Stated task: Don't include pictures. Quote the lines below from the first through the line that contains "const oldQ = [0, 0, 1, 1, 2, 2];".

━━━━━ Dataset section ━━━━━

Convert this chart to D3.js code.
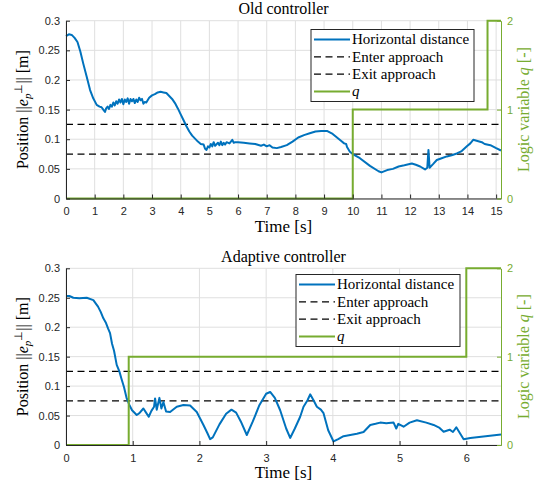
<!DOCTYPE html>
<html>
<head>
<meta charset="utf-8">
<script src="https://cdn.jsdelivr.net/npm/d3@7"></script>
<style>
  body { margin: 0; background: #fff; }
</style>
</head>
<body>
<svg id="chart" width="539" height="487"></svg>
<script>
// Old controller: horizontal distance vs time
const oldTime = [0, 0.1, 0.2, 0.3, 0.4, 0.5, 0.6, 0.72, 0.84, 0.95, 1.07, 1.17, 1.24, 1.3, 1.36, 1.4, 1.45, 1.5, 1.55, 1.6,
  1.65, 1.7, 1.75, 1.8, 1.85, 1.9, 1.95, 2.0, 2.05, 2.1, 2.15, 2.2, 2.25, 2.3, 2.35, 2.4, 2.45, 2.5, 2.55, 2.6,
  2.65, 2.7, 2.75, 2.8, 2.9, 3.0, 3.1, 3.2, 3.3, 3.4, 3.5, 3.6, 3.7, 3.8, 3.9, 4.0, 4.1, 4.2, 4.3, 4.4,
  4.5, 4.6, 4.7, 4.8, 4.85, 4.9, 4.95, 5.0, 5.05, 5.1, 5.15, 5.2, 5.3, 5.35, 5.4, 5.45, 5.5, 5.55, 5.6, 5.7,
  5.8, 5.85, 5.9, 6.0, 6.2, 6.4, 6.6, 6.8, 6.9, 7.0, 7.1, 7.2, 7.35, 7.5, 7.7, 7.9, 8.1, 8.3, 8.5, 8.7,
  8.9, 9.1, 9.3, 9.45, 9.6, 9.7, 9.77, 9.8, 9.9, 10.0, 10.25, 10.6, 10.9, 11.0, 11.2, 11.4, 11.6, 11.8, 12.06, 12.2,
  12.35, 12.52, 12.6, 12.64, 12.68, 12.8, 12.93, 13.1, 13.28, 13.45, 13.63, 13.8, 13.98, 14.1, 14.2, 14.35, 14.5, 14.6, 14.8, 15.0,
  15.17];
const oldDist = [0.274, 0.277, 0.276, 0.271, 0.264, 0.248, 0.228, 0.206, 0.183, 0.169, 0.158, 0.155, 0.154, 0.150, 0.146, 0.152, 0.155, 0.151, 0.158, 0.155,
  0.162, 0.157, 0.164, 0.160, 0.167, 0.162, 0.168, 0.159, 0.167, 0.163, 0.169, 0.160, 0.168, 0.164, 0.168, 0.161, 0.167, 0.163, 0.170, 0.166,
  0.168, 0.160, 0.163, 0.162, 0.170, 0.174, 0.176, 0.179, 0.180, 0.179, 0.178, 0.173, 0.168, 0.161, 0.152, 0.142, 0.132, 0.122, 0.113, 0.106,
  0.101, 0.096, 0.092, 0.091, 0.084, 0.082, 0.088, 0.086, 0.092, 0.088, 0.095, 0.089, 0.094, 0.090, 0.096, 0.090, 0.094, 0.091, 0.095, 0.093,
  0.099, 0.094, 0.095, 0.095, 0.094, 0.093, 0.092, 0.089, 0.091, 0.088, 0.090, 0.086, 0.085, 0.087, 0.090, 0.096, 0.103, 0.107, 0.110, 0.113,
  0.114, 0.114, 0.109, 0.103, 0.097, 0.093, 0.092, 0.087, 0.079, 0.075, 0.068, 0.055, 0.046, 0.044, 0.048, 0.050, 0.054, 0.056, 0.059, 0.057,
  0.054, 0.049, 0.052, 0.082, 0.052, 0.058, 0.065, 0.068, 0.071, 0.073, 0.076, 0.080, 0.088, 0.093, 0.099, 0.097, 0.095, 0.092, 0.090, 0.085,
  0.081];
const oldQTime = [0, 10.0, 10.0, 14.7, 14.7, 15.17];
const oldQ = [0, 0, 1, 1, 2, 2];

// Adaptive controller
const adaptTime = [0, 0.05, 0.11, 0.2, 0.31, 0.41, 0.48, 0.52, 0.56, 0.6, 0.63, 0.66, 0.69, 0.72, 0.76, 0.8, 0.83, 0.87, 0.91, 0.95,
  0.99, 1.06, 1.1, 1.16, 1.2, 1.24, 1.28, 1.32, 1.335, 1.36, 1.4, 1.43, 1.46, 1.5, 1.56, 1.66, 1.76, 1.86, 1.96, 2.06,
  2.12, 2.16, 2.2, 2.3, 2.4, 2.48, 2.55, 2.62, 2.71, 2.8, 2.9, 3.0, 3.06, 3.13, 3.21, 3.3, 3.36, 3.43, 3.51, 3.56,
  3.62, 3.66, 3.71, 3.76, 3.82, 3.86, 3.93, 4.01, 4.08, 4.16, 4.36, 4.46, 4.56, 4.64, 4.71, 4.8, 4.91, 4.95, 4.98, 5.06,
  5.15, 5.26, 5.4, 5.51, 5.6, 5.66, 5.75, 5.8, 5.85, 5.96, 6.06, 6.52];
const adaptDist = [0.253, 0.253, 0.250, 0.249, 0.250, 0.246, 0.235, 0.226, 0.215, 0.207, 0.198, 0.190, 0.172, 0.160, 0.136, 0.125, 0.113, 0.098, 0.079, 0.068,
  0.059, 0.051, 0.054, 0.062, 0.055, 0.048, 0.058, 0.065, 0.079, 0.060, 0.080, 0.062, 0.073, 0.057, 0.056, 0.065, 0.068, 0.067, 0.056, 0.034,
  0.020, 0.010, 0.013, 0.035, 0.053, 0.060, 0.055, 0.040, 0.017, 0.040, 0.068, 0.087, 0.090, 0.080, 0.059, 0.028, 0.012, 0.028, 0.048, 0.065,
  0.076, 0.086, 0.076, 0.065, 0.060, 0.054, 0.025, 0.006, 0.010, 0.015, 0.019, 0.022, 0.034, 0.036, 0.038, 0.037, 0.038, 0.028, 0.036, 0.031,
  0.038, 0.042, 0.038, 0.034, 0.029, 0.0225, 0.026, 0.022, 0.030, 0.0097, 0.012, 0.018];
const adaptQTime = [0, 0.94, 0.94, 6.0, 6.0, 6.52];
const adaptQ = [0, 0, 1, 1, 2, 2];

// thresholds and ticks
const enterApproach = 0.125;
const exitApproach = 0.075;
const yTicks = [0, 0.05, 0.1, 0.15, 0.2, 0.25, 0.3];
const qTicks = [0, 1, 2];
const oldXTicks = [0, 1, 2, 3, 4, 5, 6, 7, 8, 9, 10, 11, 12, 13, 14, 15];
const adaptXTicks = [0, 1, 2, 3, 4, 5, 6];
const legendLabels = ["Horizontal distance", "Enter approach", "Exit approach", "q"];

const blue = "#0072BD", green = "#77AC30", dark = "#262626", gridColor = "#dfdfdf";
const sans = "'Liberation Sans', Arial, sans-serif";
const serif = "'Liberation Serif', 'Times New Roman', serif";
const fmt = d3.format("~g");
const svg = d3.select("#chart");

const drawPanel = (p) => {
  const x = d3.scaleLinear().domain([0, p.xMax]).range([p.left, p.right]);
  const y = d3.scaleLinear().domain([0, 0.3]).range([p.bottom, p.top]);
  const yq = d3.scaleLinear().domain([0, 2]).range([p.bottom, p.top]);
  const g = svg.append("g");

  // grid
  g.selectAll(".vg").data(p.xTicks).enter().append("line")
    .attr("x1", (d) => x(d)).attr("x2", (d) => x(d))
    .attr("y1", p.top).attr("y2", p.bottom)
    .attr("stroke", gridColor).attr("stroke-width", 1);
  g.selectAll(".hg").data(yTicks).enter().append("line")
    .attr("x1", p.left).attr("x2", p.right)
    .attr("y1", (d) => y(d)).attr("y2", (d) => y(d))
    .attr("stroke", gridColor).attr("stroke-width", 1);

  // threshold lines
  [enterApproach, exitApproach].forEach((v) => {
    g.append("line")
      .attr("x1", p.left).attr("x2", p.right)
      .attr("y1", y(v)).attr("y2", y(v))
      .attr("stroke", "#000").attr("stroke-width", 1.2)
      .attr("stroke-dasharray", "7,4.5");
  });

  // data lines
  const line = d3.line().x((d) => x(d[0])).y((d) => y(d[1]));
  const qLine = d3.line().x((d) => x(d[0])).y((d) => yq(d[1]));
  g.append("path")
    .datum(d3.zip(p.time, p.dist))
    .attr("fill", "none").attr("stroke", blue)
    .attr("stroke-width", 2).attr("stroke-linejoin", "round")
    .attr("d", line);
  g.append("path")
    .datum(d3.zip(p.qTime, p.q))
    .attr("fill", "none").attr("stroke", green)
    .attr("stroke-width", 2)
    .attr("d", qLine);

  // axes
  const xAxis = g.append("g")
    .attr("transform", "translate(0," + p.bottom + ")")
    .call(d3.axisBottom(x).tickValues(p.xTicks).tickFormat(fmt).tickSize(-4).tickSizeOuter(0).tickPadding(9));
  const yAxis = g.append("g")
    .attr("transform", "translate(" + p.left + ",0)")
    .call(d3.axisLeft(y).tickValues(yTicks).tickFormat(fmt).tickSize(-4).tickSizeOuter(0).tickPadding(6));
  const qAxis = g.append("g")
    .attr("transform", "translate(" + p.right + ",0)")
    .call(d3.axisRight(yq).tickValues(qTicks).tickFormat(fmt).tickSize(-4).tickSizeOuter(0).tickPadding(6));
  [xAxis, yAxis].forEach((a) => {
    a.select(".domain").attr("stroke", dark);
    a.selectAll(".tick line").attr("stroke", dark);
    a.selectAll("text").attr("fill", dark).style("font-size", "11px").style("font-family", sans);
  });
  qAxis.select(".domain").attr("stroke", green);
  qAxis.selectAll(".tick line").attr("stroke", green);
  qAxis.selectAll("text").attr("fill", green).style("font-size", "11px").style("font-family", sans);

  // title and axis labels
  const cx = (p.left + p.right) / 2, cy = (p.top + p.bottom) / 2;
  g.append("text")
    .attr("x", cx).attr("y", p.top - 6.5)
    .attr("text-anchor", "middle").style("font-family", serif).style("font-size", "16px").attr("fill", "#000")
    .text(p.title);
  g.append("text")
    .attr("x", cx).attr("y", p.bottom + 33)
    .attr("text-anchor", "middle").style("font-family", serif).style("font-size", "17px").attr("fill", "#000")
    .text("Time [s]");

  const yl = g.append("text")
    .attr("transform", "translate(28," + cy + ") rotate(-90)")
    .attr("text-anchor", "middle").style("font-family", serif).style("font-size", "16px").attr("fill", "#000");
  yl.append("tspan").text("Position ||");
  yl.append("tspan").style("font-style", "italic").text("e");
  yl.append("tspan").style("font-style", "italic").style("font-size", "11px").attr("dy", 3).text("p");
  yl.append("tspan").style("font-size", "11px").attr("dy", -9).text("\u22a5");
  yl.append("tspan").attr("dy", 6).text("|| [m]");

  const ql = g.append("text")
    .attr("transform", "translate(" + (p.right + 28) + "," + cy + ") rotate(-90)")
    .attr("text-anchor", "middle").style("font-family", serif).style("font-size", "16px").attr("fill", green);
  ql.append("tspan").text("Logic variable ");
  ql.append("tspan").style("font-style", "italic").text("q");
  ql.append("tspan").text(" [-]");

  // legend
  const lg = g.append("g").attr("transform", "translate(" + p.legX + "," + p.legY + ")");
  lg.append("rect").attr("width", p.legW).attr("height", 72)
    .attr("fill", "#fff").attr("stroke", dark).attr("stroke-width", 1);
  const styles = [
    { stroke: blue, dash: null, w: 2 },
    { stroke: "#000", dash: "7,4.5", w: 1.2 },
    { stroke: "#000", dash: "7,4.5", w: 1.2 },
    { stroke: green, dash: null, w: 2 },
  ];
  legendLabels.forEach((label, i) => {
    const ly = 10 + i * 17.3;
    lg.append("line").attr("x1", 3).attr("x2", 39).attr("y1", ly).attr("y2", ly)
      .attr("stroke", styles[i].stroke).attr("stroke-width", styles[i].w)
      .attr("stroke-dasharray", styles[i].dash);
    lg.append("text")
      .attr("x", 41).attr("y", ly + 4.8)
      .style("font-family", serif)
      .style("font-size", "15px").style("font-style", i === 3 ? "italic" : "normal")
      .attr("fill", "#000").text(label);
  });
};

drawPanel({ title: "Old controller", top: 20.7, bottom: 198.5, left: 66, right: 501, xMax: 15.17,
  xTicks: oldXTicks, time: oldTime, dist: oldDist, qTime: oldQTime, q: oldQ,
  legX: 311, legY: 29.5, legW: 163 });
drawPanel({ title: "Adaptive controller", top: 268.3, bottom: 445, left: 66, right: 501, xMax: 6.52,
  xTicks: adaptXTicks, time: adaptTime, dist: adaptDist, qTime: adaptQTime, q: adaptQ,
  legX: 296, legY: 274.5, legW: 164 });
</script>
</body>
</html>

━━━━━

Exercise response:
Convert this chart to D3.js code.
<!DOCTYPE html>
<html>
<head>
<meta charset="utf-8">
<script src="https://cdn.jsdelivr.net/npm/d3@7"></script>
<style>
  body { margin: 0; background: #fff; }
</style>
</head>
<body>
<svg id="chart" width="539" height="487"></svg>
<script>
// Old controller: horizontal distance vs time
const oldTime = [0, 0.1, 0.2, 0.3, 0.4, 0.5, 0.6, 0.72, 0.84, 0.95, 1.07, 1.17, 1.24, 1.3, 1.36, 1.4, 1.45, 1.5, 1.55, 1.6,
  1.65, 1.7, 1.75, 1.8, 1.85, 1.9, 1.95, 2.0, 2.05, 2.1, 2.15, 2.2, 2.25, 2.3, 2.35, 2.4, 2.45, 2.5, 2.55, 2.6,
  2.65, 2.7, 2.75, 2.8, 2.9, 3.0, 3.1, 3.2, 3.3, 3.4, 3.5, 3.6, 3.7, 3.8, 3.9, 4.0, 4.1, 4.2, 4.3, 4.4,
  4.5, 4.6, 4.7, 4.8, 4.85, 4.9, 4.95, 5.0, 5.05, 5.1, 5.15, 5.2, 5.3, 5.35, 5.4, 5.45, 5.5, 5.55, 5.6, 5.7,
  5.8, 5.85, 5.9, 6.0, 6.2, 6.4, 6.6, 6.8, 6.9, 7.0, 7.1, 7.2, 7.35, 7.5, 7.7, 7.9, 8.1, 8.3, 8.5, 8.7,
  8.9, 9.1, 9.3, 9.45, 9.6, 9.7, 9.77, 9.8, 9.9, 10.0, 10.25, 10.6, 10.9, 11.0, 11.2, 11.4, 11.6, 11.8, 12.06, 12.2,
  12.35, 12.52, 12.6, 12.64, 12.68, 12.8, 12.93, 13.1, 13.28, 13.45, 13.63, 13.8, 13.98, 14.1, 14.2, 14.35, 14.5, 14.6, 14.8, 15.0,
  15.17];
const oldDist = [0.274, 0.277, 0.276, 0.271, 0.264, 0.248, 0.228, 0.206, 0.183, 0.169, 0.158, 0.155, 0.154, 0.150, 0.146, 0.152, 0.155, 0.151, 0.158, 0.155,
  0.162, 0.157, 0.164, 0.160, 0.167, 0.162, 0.168, 0.159, 0.167, 0.163, 0.169, 0.160, 0.168, 0.164, 0.168, 0.161, 0.167, 0.163, 0.170, 0.166,
  0.168, 0.160, 0.163, 0.162, 0.170, 0.174, 0.176, 0.179, 0.180, 0.179, 0.178, 0.173, 0.168, 0.161, 0.152, 0.142, 0.132, 0.122, 0.113, 0.106,
  0.101, 0.096, 0.092, 0.091, 0.084, 0.082, 0.088, 0.086, 0.092, 0.088, 0.095, 0.089, 0.094, 0.090, 0.096, 0.090, 0.094, 0.091, 0.095, 0.093,
  0.099, 0.094, 0.095, 0.095, 0.094, 0.093, 0.092, 0.089, 0.091, 0.088, 0.090, 0.086, 0.085, 0.087, 0.090, 0.096, 0.103, 0.107, 0.110, 0.113,
  0.114, 0.114, 0.109, 0.103, 0.097, 0.093, 0.092, 0.087, 0.079, 0.075, 0.068, 0.055, 0.046, 0.044, 0.048, 0.050, 0.054, 0.056, 0.059, 0.057,
  0.054, 0.049, 0.052, 0.082, 0.052, 0.058, 0.065, 0.068, 0.071, 0.073, 0.076, 0.080, 0.088, 0.093, 0.099, 0.097, 0.095, 0.092, 0.090, 0.085,
  0.081];
const oldQTime = [0, 10.0, 10.0, 14.7, 14.7, 15.17];
const oldQ = [0, 0, 1, 1, 2, 2];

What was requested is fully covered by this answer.